Cara melakukan pemberian napas mulut ke sungkup, yaitu:
ü Letakkan sungkup pada muka penderita dan
dipegang dengan kedua ibu jari
ü Lakukan head tilt chin lift/ jaw thrust,
tekan sungkup ke muka penderita, kemudian hembuskan udara melalui lubang
sungkup sampai dada terangkat
ü Hentikan hembusan dan amati turunnya
pergerakan dinding dada
4). Dengan kantung pernapasan
Alat ini dari kantung yang berbentuk balon dan katup satu arah yang
menempel pada sungkup muka. Volume kantung napas ini 1600ml. Alat ini digunakan
untuk pemberian napas bantuan dengan disambungkan ke sumber oksigen. Bila alat
tersebut disambungkan ke sumber oksigen maka kecepatan aliran oksigen bisa
sampai 12 L/menit. Penolong hanya memompa sekitar 400-600ml (6-7ml/kg) dalam 1
detik ke penderita. Bila tanpa oksigen dipompakan 10ml/kg BB penderita dalam 1
detik.
Caranya dengan menempatkan tangan untuk membuka jalan napas dan meletakkan
sungkup menutupi muka dengan teknik E-C Clamp (bila seorang diri), yaitu
jari-jari ketiga, ke empat dan kelima membentuk huruf E dan diletakkan dibawah
rahang bawah untuk mengekstensi dagu dan rahang bawah, ibu jari dan telunjuk
membentuk huruf C untuk mempertahankan sungkup di muka penderita. Tindakan ini
akan mengangkat lidah dari belakang faring dan membuka jalan napas.
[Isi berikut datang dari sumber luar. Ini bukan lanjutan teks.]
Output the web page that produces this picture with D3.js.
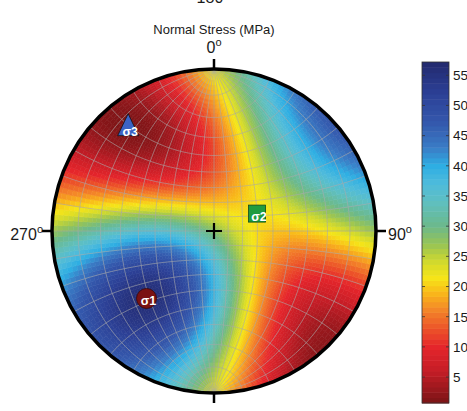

ü Bila 1 penolong, dengan ibu jari dan
telunjuk melingkari pinggir sungkup dan jari-jari lainnya mengangkat rahang
bawah (E-C Clamp), tangan yang lain memompa kantung napas sambil melihat dada
terangkat.
ü Bila dengan 2 penolong, 1 penolong pada
posisi diatas kepala penderita menggunakan ibu jari dan telunjuk tangan kiri
dan kanan untuk mencegah agar tidak terjadi kebocoran disekitar sungkup dan
mulut, jari-jari yang lain mengangkat rahang bawah dengan mengeskstensikan
sambil melihat pergerakan dada. Penolong kedua secara perlahan memompa kantung
sampai dada terangkat.
5. Komplikasi
a. Aspirasi regurgitasi
b. Fraktur kosta-sternum
c. Pneumotoraks, hematoraks, kontusio paru
d. Laserasi hati atau limpa
PENTING UNTUK DIINGAT: KAPAN RJP DIHENTIKAN !!
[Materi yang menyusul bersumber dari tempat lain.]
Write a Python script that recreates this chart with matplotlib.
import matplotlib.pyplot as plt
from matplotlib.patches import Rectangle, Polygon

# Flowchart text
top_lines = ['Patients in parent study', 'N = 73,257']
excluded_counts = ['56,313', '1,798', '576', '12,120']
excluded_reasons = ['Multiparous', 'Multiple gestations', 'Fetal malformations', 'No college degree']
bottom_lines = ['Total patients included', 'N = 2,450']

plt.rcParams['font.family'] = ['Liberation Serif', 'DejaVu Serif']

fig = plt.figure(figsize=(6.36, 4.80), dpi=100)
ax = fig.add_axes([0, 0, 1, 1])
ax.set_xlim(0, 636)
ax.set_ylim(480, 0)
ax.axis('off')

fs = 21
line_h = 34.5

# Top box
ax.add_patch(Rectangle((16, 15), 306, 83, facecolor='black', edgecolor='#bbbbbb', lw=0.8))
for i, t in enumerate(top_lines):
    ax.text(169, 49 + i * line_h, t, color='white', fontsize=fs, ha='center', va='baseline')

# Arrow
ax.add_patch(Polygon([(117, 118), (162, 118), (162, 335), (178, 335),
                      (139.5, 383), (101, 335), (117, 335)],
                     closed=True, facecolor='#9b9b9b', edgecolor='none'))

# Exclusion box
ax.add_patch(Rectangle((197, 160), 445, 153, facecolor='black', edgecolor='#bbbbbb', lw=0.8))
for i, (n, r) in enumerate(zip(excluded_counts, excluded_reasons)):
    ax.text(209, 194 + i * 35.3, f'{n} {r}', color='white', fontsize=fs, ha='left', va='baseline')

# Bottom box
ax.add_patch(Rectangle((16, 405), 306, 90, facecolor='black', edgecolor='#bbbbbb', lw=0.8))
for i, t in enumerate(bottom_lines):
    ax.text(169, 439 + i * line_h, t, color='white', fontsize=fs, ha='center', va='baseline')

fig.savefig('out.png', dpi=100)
a. Kembalinya ventilasi dan sirkulasi spontan
b. Ada penolong yang lebih bertanggung jawab
c. Penolong lelah atau sudah 30 menit tidak ada respon,
d. Adanya DNAR (Do Not Attempt Resuscitation)
e. Adanya
tanda kematian yang irreversibel.
PENTING UNTUK DIINGAT: KAPAN RJP TIDAK DILAKUKAN !!
a. Adanya tanda kematian : rigormortis
b. Sebelumnya dengan fungsi vital yang sangat jelek, dan sudah dengan terapi maksimal
c. Bila menolong korban, akan membahayakan penolong.